Given material:
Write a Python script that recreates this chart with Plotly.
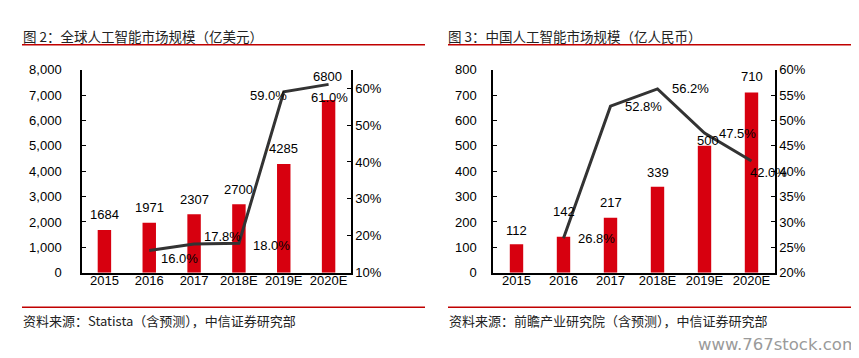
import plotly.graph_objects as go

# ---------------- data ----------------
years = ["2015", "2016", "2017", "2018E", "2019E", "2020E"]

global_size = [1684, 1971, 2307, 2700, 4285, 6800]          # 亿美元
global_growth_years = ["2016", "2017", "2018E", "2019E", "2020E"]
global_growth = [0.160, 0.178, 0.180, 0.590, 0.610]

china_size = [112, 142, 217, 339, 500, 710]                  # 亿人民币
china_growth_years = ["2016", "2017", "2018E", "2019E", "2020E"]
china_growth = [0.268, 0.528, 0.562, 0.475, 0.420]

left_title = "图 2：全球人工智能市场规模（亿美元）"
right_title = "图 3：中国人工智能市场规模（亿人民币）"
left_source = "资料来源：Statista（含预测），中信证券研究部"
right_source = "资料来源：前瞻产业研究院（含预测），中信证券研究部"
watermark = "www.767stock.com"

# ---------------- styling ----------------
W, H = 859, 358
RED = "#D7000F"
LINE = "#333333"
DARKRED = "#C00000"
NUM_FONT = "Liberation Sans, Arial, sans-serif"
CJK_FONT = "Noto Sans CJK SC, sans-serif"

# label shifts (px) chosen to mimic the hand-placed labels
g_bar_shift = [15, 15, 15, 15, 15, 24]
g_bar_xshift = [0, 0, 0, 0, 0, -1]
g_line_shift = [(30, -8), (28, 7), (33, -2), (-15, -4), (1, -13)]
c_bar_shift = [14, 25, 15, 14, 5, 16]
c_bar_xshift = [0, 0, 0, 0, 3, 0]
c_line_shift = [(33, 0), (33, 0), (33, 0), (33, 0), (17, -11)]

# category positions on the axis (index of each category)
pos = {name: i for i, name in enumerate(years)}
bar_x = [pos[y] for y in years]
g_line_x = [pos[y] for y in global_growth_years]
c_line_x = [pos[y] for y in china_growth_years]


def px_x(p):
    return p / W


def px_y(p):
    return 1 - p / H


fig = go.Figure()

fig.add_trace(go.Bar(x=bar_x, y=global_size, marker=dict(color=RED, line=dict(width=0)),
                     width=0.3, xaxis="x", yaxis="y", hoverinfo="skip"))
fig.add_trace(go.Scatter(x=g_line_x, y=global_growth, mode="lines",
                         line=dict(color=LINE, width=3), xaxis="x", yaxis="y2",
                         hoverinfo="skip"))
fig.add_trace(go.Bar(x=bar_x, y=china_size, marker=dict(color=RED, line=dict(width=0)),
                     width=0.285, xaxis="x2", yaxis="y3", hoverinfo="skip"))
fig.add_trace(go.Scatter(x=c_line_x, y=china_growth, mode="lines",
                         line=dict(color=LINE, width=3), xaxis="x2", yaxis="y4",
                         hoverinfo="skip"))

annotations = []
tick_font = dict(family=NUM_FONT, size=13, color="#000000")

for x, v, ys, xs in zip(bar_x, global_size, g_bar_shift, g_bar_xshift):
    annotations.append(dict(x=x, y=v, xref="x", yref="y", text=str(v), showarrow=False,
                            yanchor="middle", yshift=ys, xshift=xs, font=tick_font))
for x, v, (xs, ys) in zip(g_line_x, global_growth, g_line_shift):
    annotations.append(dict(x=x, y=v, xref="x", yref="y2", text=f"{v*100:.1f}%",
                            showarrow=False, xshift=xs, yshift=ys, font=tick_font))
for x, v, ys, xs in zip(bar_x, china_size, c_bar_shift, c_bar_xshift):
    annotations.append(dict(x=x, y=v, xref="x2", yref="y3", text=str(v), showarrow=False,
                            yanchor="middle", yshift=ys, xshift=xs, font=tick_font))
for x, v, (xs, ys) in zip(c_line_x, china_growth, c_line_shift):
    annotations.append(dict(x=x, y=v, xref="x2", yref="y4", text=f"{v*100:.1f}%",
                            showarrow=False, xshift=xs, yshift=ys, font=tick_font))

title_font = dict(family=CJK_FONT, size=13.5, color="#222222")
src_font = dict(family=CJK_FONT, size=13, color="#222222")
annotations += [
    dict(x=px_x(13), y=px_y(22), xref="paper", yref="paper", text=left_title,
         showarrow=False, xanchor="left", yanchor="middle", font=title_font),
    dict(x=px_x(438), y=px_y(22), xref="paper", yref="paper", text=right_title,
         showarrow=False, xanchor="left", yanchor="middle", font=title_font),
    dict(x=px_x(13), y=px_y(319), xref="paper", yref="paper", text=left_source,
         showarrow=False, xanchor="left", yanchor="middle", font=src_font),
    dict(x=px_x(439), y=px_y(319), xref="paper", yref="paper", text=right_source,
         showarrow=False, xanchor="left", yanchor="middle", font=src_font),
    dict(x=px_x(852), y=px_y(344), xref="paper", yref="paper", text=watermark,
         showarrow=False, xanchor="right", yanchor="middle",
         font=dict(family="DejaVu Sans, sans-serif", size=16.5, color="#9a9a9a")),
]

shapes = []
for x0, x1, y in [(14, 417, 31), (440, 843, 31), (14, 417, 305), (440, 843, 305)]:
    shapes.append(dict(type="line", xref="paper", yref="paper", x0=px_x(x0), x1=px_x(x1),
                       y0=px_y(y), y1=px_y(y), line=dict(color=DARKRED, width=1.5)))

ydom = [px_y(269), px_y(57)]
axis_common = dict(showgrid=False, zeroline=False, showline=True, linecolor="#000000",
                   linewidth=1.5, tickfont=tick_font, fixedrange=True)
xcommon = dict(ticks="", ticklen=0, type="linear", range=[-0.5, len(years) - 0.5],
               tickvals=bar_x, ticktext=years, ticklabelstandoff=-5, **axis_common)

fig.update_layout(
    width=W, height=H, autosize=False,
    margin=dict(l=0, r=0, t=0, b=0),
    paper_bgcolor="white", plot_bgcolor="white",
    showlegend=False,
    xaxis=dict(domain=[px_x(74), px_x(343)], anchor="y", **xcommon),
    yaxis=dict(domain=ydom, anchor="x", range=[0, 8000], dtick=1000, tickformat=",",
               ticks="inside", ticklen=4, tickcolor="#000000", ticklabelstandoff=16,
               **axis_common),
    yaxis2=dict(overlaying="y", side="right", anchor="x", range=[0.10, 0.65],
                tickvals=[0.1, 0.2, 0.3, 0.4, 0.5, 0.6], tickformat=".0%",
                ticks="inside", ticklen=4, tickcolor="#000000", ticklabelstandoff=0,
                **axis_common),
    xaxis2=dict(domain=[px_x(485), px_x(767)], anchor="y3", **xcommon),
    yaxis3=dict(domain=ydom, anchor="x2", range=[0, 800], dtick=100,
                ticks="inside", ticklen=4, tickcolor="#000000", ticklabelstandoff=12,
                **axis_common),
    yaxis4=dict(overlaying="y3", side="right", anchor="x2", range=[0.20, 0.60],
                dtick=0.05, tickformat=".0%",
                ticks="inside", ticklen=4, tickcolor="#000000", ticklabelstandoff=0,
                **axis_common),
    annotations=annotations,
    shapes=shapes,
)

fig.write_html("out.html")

Given task:
Each line of the data should be quoted exactly, with pictures left out.

Result for this exercise:
Write a Python script that recreates this chart with Plotly.
import plotly.graph_objects as go

# ---------------- data ----------------
years = ["2015", "2016", "2017", "2018E", "2019E", "2020E"]

global_size = [1684, 1971, 2307, 2700, 4285, 6800]          # 亿美元
global_growth_years = ["2016", "2017", "2018E", "2019E", "2020E"]
global_growth = [0.160, 0.178, 0.180, 0.590, 0.610]

china_size = [112, 142, 217, 339, 500, 710]                  # 亿人民币
china_growth_years = ["2016", "2017", "2018E", "2019E", "2020E"]
china_growth = [0.268, 0.528, 0.562, 0.475, 0.420]

left_title = "图 2：全球人工智能市场规模（亿美元）"
right_title = "图 3：中国人工智能市场规模（亿人民币）"
left_source = "资料来源：Statista（含预测），中信证券研究部"
right_source = "资料来源：前瞻产业研究院（含预测），中信证券研究部"
watermark = "www.767stock.com"

# ---------------- styling ----------------
W, H = 859, 358
RED = "#D7000F"
LINE = "#333333"
DARKRED = "#C00000"
NUM_FONT = "Liberation Sans, Arial, sans-serif"
CJK_FONT = "Noto Sans CJK SC, sans-serif"

# label shifts (px) chosen to mimic the hand-placed labels
g_bar_shift = [15, 15, 15, 15, 15, 24]
g_bar_xshift = [0, 0, 0, 0, 0, -1]
g_line_shift = [(30, -8), (28, 7), (33, -2), (-15, -4), (1, -13)]
c_bar_shift = [14, 25, 15, 14, 5, 16]
c_bar_xshift = [0, 0, 0, 0, 3, 0]
c_line_shift = [(33, 0), (33, 0), (33, 0), (33, 0), (17, -11)]

# category positions on the axis (index of each category)
pos = {name: i for i, name in enumerate(years)}
bar_x = [pos[y] for y in years]
g_line_x = [pos[y] for y in global_growth_years]
c_line_x = [pos[y] for y in china_growth_years]


def px_x(p):
    return p / W


def px_y(p):
    return 1 - p / H


fig = go.Figure()

fig.add_trace(go.Bar(x=bar_x, y=global_size, marker=dict(color=RED, line=dict(width=0)),
                     width=0.3, xaxis="x", yaxis="y", hoverinfo="skip"))
fig.add_trace(go.Scatter(x=g_line_x, y=global_growth, mode="lines",
                         line=dict(color=LINE, width=3), xaxis="x", yaxis="y2",
                         hoverinfo="skip"))
fig.add_trace(go.Bar(x=bar_x, y=china_size, marker=dict(color=RED, line=dict(width=0)),
                     width=0.285, xaxis="x2", yaxis="y3", hoverinfo="skip"))
fig.add_trace(go.Scatter(x=c_line_x, y=china_growth, mode="lines",
                         line=dict(color=LINE, width=3), xaxis="x2", yaxis="y4",
                         hoverinfo="skip"))

annotations = []
tick_font = dict(family=NUM_FONT, size=13, color="#000000")

for x, v, ys, xs in zip(bar_x, global_size, g_bar_shift, g_bar_xshift):
    annotations.append(dict(x=x, y=v, xref="x", yref="y", text=str(v), showarrow=False,
                            yanchor="middle", yshift=ys, xshift=xs, font=tick_font))
for x, v, (xs, ys) in zip(g_line_x, global_growth, g_line_shift):
    annotations.append(dict(x=x, y=v, xref="x", yref="y2", text=f"{v*100:.1f}%",
                            showarrow=False, xshift=xs, yshift=ys, font=tick_font))
for x, v, ys, xs in zip(bar_x, china_size, c_bar_shift, c_bar_xshift):
    annotations.append(dict(x=x, y=v, xref="x2", yref="y3", text=str(v), showarrow=False,
                            yanchor="middle", yshift=ys, xshift=xs, font=tick_font))
for x, v, (xs, ys) in zip(c_line_x, china_growth, c_line_shift):
    annotations.append(dict(x=x, y=v, xref="x2", yref="y4", text=f"{v*100:.1f}%",
                            showarrow=False, xshift=xs, yshift=ys, font=tick_font))

title_font = dict(family=CJK_FONT, size=13.5, color="#222222")
src_font = dict(family=CJK_FONT, size=13, color="#222222")
annotations += [
    dict(x=px_x(13), y=px_y(22), xref="paper", yref="paper", text=left_title,
         showarrow=False, xanchor="left", yanchor="middle", font=title_font),
    dict(x=px_x(438), y=px_y(22), xref="paper", yref="paper", text=right_title,
         showarrow=False, xanchor="left", yanchor="middle", font=title_font),
    dict(x=px_x(13), y=px_y(319), xref="paper", yref="paper", text=left_source,
         showarrow=False, xanchor="left", yanchor="middle", font=src_font),
    dict(x=px_x(439), y=px_y(319), xref="paper", yref="paper", text=right_source,
         showarrow=False, xanchor="left", yanchor="middle", font=src_font),
    dict(x=px_x(852), y=px_y(344), xref="paper", yref="paper", text=watermark,
         showarrow=False, xanchor="right", yanchor="middle",
         font=dict(family="DejaVu Sans, sans-serif", size=16.5, color="#9a9a9a")),
]

shapes = []
for x0, x1, y in [(14, 417, 31), (440, 843, 31), (14, 417, 305), (440, 843, 305)]:
    shapes.append(dict(type="line", xref="paper", yref="paper", x0=px_x(x0), x1=px_x(x1),
                       y0=px_y(y), y1=px_y(y), line=dict(color=DARKRED, width=1.5)))

ydom = [px_y(269), px_y(57)]
axis_common = dict(showgrid=False, zeroline=False, showline=True, linecolor="#000000",
                   linewidth=1.5, tickfont=tick_font, fixedrange=True)
xcommon = dict(ticks="", ticklen=0, type="linear", range=[-0.5, len(years) - 0.5],
               tickvals=bar_x, ticktext=years, ticklabelstandoff=-5, **axis_common)

fig.update_layout(
    width=W, height=H, autosize=False,
    margin=dict(l=0, r=0, t=0, b=0),
    paper_bgcolor="white", plot_bgcolor="white",
    showlegend=False,
    xaxis=dict(domain=[px_x(74), px_x(343)], anchor="y", **xcommon),
    yaxis=dict(domain=ydom, anchor="x", range=[0, 8000], dtick=1000, tickformat=",",
               ticks="inside", ticklen=4, tickcolor="#000000", ticklabelstandoff=16,
               **axis_common),
    yaxis2=dict(overlaying="y", side="right", anchor="x", range=[0.10, 0.65],
                tickvals=[0.1, 0.2, 0.3, 0.4, 0.5, 0.6], tickformat=".0%",
                ticks="inside", ticklen=4, tickcolor="#000000", ticklabelstandoff=0,
                **axis_common),
    xaxis2=dict(domain=[px_x(485), px_x(767)], anchor="y3", **xcommon),
    yaxis3=dict(domain=ydom, anchor="x2", range=[0, 800], dtick=100,
                ticks="inside", ticklen=4, tickcolor="#000000", ticklabelstandoff=12,
                **axis_common),
    yaxis4=dict(overlaying="y3", side="right", anchor="x2", range=[0.20, 0.60],
                dtick=0.05, tickformat=".0%",
                ticks="inside", ticklen=4, tickcolor="#000000", ticklabelstandoff=0,
                **axis_common),
    annotations=annotations,
    shapes=shapes,
)

fig.write_html("out.html")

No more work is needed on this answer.